— start Entries —

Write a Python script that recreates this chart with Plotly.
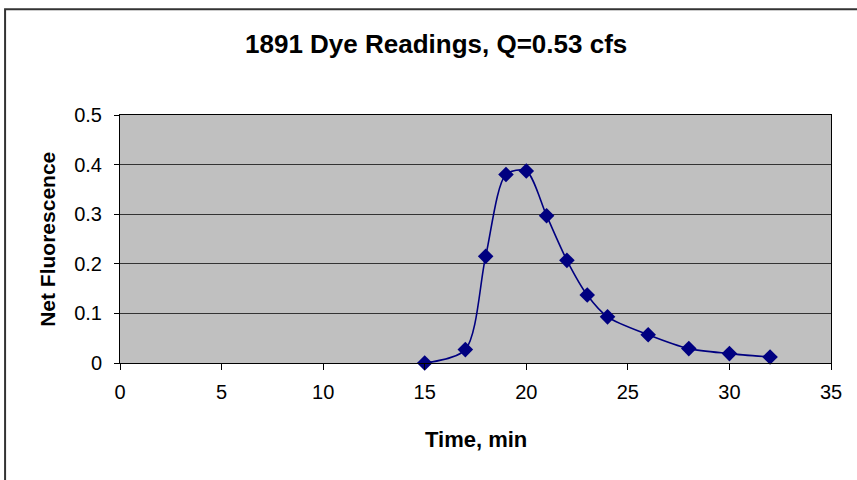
import plotly.graph_objects as go

time_min = [15, 17, 18, 19, 20, 21, 22, 23, 24, 26, 28, 30, 32]
net_fluor = [0.0, 0.027, 0.215, 0.38, 0.387, 0.297, 0.207, 0.137, 0.093, 0.057, 0.029, 0.019, 0.012]

x_ticks = [0, 5, 10, 15, 20, 25, 30, 35]
y_ticks = [0, 0.1, 0.2, 0.3, 0.4, 0.5]
y_tick_text = ["0", "0.1", "0.2", "0.3", "0.4", "0.5"]

title_text = "1891 Dye Readings, Q=0.53 cfs"
x_title = "Time, min"
y_title = "Net Fluorescence"

FONT = "Liberation Sans, Arial, sans-serif"
NAVY = "#000080"

fig = go.Figure()
fig.add_trace(go.Scatter(
    x=time_min, y=net_fluor, mode="lines+markers",
    line=dict(color=NAVY, width=1.6, shape="spline", smoothing=0.8),
    marker=dict(symbol="diamond", size=12, color=NAVY),
    cliponaxis=False, showlegend=False,
))

L, R, T, B = 120, 831.5, 115, 363.5
W, H = 857, 480
pw, ph = R - L, B - T

fig.update_layout(
    width=W, height=H,
    margin=dict(l=L, r=W - R, t=T, b=H - B),
    paper_bgcolor="white", plot_bgcolor="#C0C0C0",
    font=dict(family=FONT, color="black", size=20),
    xaxis=dict(range=[0, 35], tickvals=x_ticks, ticks="outside", ticklen=6,
               tickcolor="black", showgrid=False, zeroline=False,
               showline=True, linecolor="black", linewidth=1, mirror=True,
               tickfont=dict(size=20), ticklabelstandoff=5),
    yaxis=dict(range=[0, 0.5], tickvals=y_ticks, ticktext=y_tick_text,
               ticks="outside", ticklen=5, tickcolor="black",
               showgrid=True, gridcolor="#333333", gridwidth=1, zeroline=False,
               showline=True, linecolor="black", linewidth=1, mirror=True,
               tickfont=dict(size=20), ticklabelstandoff=8),
)

def px_to_paper_x(px):
    return (px - L) / pw

def px_to_paper_y(py):
    return (B - py) / ph

fig.add_annotation(text="<b>" + title_text + "</b>", x=px_to_paper_x(436), y=px_to_paper_y(44),
                   xref="paper", yref="paper", showarrow=False,
                   font=dict(size=26, family=FONT), xanchor="center", yanchor="middle")
fig.add_annotation(text="<b>" + x_title + "</b>", x=px_to_paper_x(476), y=px_to_paper_y(440),
                   xref="paper", yref="paper", showarrow=False,
                   font=dict(size=22, family=FONT), xanchor="center", yanchor="middle")
fig.add_annotation(text="<b>" + y_title + "</b>", x=px_to_paper_x(48), y=px_to_paper_y(240),
                   xref="paper", yref="paper", showarrow=False, textangle=-90,
                   font=dict(size=21, family=FONT), xanchor="center", yanchor="middle")

fig.add_shape(type="rect", xref="paper", yref="paper",
              x0=px_to_paper_x(5), x1=px_to_paper_x(880),
              y0=px_to_paper_y(495), y1=px_to_paper_y(9),
              line=dict(color="#333333", width=2), fillcolor="rgba(0,0,0,0)", layer="below")

fig.write_html("out.html")
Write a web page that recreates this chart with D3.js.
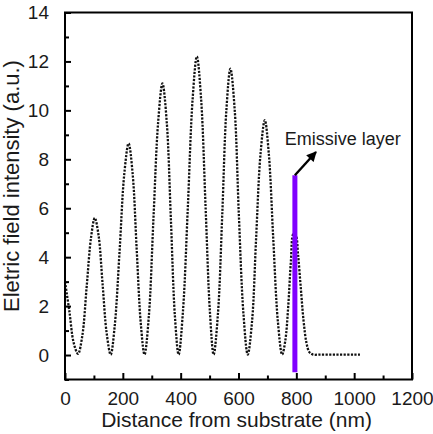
<!DOCTYPE html>
<html>
<head>
<meta charset="utf-8">
<script src="https://cdn.jsdelivr.net/npm/d3@7"></script>
<style>
  html, body { margin: 0; padding: 0; background: #fff; }
  svg { display: block; }
  text { font-family: Arial, "Liberation Sans", Helvetica, sans-serif; fill: #1a1a1a; }
</style>
</head>
<body>
<svg id="chart" width="433" height="434"></svg>
<script>
// ---- data ----
const distance = [0, 15, 30, 45, 60, 75, 90, 103, 116, 130, 144, 158,
  172, 189, 205, 220, 234, 248, 262, 275,
  290, 306, 322, 337, 352, 366, 380, 393,
  408, 425, 441, 456, 471, 486, 501, 514,
  529, 544, 558, 572, 587, 601, 617, 632,
  647, 661, 676, 691, 705, 720, 736, 751,
  762, 772, 781, 790, 798, 806, 815, 825, 835, 845, 858,
  880, 910, 940, 970, 1000, 1020];
const intensity = [3.0, 1.8, 0.5, 0.05, 0.8, 2.8, 4.8, 5.6, 4.9, 2.9, 0.9, 0.02,
  1.2, 4.3, 7.4, 8.65, 7.4, 4.3, 1.3, 0.02,
  1.6, 5.6, 9.5, 11.1, 9.5, 5.6, 1.6, 0.02,
  1.8, 6.1, 10.4, 12.2, 10.4, 6.1, 1.8, 0.02,
  1.7, 5.8, 10.0, 11.7, 10.0, 5.8, 1.7, 0.02,
  1.4, 4.8, 8.2, 9.6, 8.2, 4.8, 1.4, 0.02,
  0.6, 2.0, 3.8, 4.95, 4.9, 4.1, 2.8, 1.4, 0.5, 0.12, 0.02,
  0.02, 0.02, 0.02, 0.02, 0.02, 0.02];
const emissiveX = 795;
const emissiveY = [-0.7, 7.35];
const arrowTip = [868, 8.3];
const annotationText = "Emissive layer";
const annotationPos = [760, 8.6];
const xTickLabels = [0, 200, 400, 600, 800, 1000, 1200];
const xMinorTicks = [100, 300, 500, 700, 900, 1100];
const yTickLabels = [0, 2, 4, 6, 8, 10, 12, 14];
const yMinorTicks = [-1, 1, 3, 5, 7, 9, 11, 13];
const xTitle = "Distance from substrate (nm)";
const yTitle = "Eletric field intensity (a.u.)";

// ---- layout ----
const svg = d3.select("#chart");
const L = 65, R = 412, T = 12.5, B = 379.5;
const x = d3.scaleLinear().domain([0, 1200]).range([L, R]);
const y = d3.scaleLinear().domain([-1, 14]).range([B, T]);

// data line
const pts = distance.map((d, i) => [d, intensity[i]]);
svg.append("path")
  .datum(pts)
  .attr("fill", "none")
  .attr("stroke", "#111")
  .attr("stroke-width", 2.3)
  .attr("stroke-dasharray", "2.2,1.4")
  .attr("d", d3.line().x(d => x(d[0])).y(d => y(d[1])).curve(d3.curveCatmullRom.alpha(0.5)));

// emissive layer bar
svg.append("line")
  .attr("x1", x(emissiveX)).attr("x2", x(emissiveX))
  .attr("y1", y(emissiveY[0])).attr("y2", y(emissiveY[1]))
  .attr("stroke", "#8000ff").attr("stroke-width", 5);

// arrow
svg.append("defs").append("marker")
  .attr("id", "ah").attr("viewBox", "0 0 10 10")
  .attr("refX", 9).attr("refY", 5)
  .attr("markerWidth", 5).attr("markerHeight", 4.2)
  .attr("markerUnits", "strokeWidth")
  .attr("orient", "auto")
  .append("path").attr("d", "M0,0 L10,5 L0,10 Z").attr("fill", "#000");
svg.append("line")
  .attr("x1", x(emissiveX)).attr("y1", y(emissiveY[1]))
  .attr("x2", x(arrowTip[0])).attr("y2", y(arrowTip[1]))
  .attr("stroke", "#000").attr("stroke-width", 2.4)
  .attr("marker-end", "url(#ah)");

svg.append("text")
  .attr("x", x(annotationPos[0])).attr("y", y(annotationPos[1]))
  .attr("font-size", 18)
  .text(annotationText);

// axes with inward ticks
const xAxis = svg.append("g").attr("transform", `translate(0,${B})`)
  .call(d3.axisBottom(x).tickValues(xTickLabels).tickSizeInner(-6.5).tickSizeOuter(0).tickPadding(12).tickFormat(d3.format("d")));
const xMinor = svg.append("g").attr("transform", `translate(0,${B})`)
  .call(d3.axisBottom(x).tickValues(xMinorTicks).tickSizeInner(-4).tickSizeOuter(0).tickFormat(""));
const yAxis = svg.append("g").attr("transform", `translate(${L},0)`)
  .call(d3.axisLeft(y).tickValues(yTickLabels).tickSizeInner(-6).tickSizeOuter(0).tickPadding(16).tickFormat(d3.format("d")));
const yMinor = svg.append("g").attr("transform", `translate(${L},0)`)
  .call(d3.axisLeft(y).tickValues(yMinorTicks).tickSizeInner(-4).tickSizeOuter(0).tickFormat(""));

[xAxis, xMinor, yAxis, yMinor].forEach(g => {
  g.select(".domain").remove();
  g.selectAll(".tick line").attr("stroke", "#000").attr("stroke-width", 2);
  g.selectAll(".tick text").attr("font-size", 19).attr("fill", "#1a1a1a")
    .attr("font-family", 'Arial, "Liberation Sans", sans-serif');
});

// frame
svg.append("rect")
  .attr("x", L).attr("y", T).attr("width", R - L).attr("height", B - T)
  .attr("fill", "none").attr("stroke", "#000").attr("stroke-width", 2);

// titles
svg.append("text")
  .attr("x", (L + R) / 2 - 2).attr("y", 427)
  .attr("text-anchor", "middle").attr("font-size", 21)
  .text(xTitle);
svg.append("text")
  .attr("transform", `translate(19,${(T + B) / 2 - 10}) rotate(-90)`)
  .attr("text-anchor", "middle").attr("font-size", 22)
  .text(yTitle);
</script>
</body>
</html>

— end Entries —

Requirement -> From the records above, pick out and copy each line holding the word "this".

Result ->
Write a Python script that recreates this chart with Plotly.
Write a web page that recreates this chart with D3.js.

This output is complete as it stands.